Por lo pronto, se han empezado a discutir estos temas en el seminario Constitución, Democracia y Elecciones: La reforma que viene, organizado por el Instituto de Investigaciones Jurídicas de la UNAM, a lo largo de esta semana. Hay varios cambios que convendría hacer a la legislación electoral. Por ejemplo: 1) Carlos Abascal y Rosario Green propusieron un "candado al trapecismo político", para evitar que militantes de un partido salten súbitamente como candidatos de otra formación política, como ha ocurrido varias veces (y recientemente con Ana Rosa Payán como abanderada del PT y el PC, y casi del PRD). Y es que tanto los trapecistas como los partidos receptores, al permitir eso, envían un mensaje muy claro en el sentido de que su ideario, su programa, sus ofertas políticas, su historia y trayectoria, son meros embozos para acceder al poder y captar votos. El poder por el poder. Un pragmatismo descarnado disfrazado del más puro idealismo. Una abierta burla a los electores. Y, como no se puede confiar en la ética de candidatos ni partidos, conviene incorporar en la ley un candado para obligar a que transcurran dos años antes de que militantes de un partido ocupen una candidatura bajo las siglas de otro.

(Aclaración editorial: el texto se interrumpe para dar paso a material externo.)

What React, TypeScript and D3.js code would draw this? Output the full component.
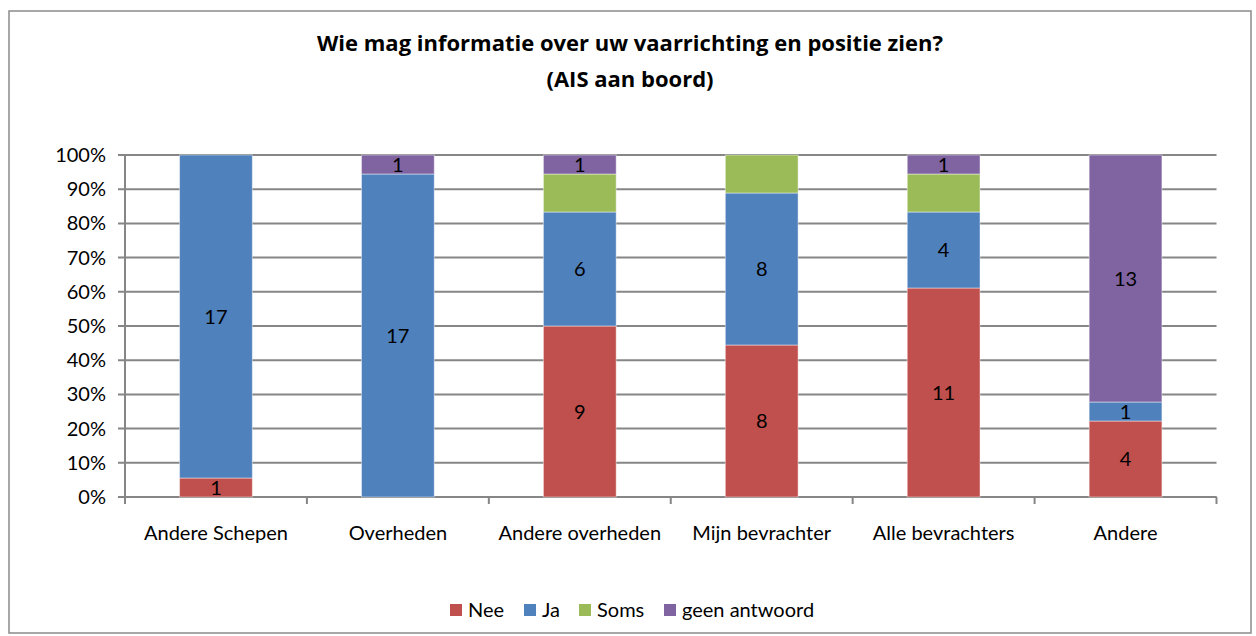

2) La fórmula actual de financiamiento público distribuye los excesivos recursos a partir del porcentaje de votos captado por cada partido. Para vincular y responsabilizar a los partidos con los niveles de participación electoral, el criterio al repartir los fondos públicos no debiera ser el porcentaje de votos, sino el número de votos (en términos absolutos). Darle a los partidos una cierta cantidad por cada voto efectivo que recibe, con lo cual el abstencionismo —que va al alza y refleja un bajo desempeño político de los partidos— los penalizaría por donde más les duele: el dinero. Mientras más lejanos de la ciudadanía, menos fondos públicos. Sería lo justo.

3) La reelección legislativa no debe seguir postergándose: constituye uno de los dos pilares de la representación política democrática. El primero es la elección de los legisladores por voto libre y el segundo la rendición de cuentas de esos representantes hacia sus representados, lo que es imposible sin reelección consecutiva. El asunto es de ida y vuelta.

4) La representación política también es deformada por la posibilidad de coaliciones electorales —que no se traducen en alianzas legislativas—, gracias a las cuales partidos sin representación ciudadana pueden acceder al Congreso (como fue el caso del Partido Verde el año pasado), o bien otros con una representación pequeña la pueden incrementar artificialmente (como el PT y el PC al subirse al carro del PRD). Por lo cual, esos partidos detentan más curules y financiamiento de lo que su verdadera fuerza electoral justifica. La salida es regresar a las candidaturas comunes, que permiten contabilizar cada voto a favor de cada partido y, a partir de ahí, dotarlos (o no) de su registro, las curules y el financiamiento correspondientes.

5) La ley permite todavía una sobrerrepresentación de hasta ocho por ciento en la Cámara Baja para los partidos más grandes, resabio de la famosa "cláusula de gobernabilidad" que permitía al PRI mantener la mayoría absoluta de la Cámara aunque no tuviera esa misma proporción de votos. Una mejor representatividad implicaría equilibrar el porcentaje de votos con el porcentaje de curules para cada partido.

6) Igualmente, no se justifican ya los senadores de "representación proporcional", que contravienen el sentido federalista del Senado y se introdujeron para abrir las puertas de la Cámara alta a la oposición. Ahora hay mejor distribución natural del poder.

7) Las elecciones intermedias para renovar la Cámara baja representan una pérdida de tiempo y dinero, pues en ese año se paraliza prácticamente la actividad legislativa. Además, se eleva la probabilidad de que crezca la distancia entre el partido gobernante y su presencia en esa Cámara (como le pasó al PRI en 1997 y al PAN en 2003). Nada perderíamos con nombrar a los diputados también por seis años, dándoles así más tiempo para aprender a legislar (pues casi todos son primerizos). Desafortunadamente, muchas de estas propuestas tienen pocas probabilidades de ser tomadas en cuenta, pues atienden más al interés ciudadano que al de los partidos. Y los legisladores obedecen en primer lugar a sus partidos, y sólo de vez en vez a sus presuntos representados.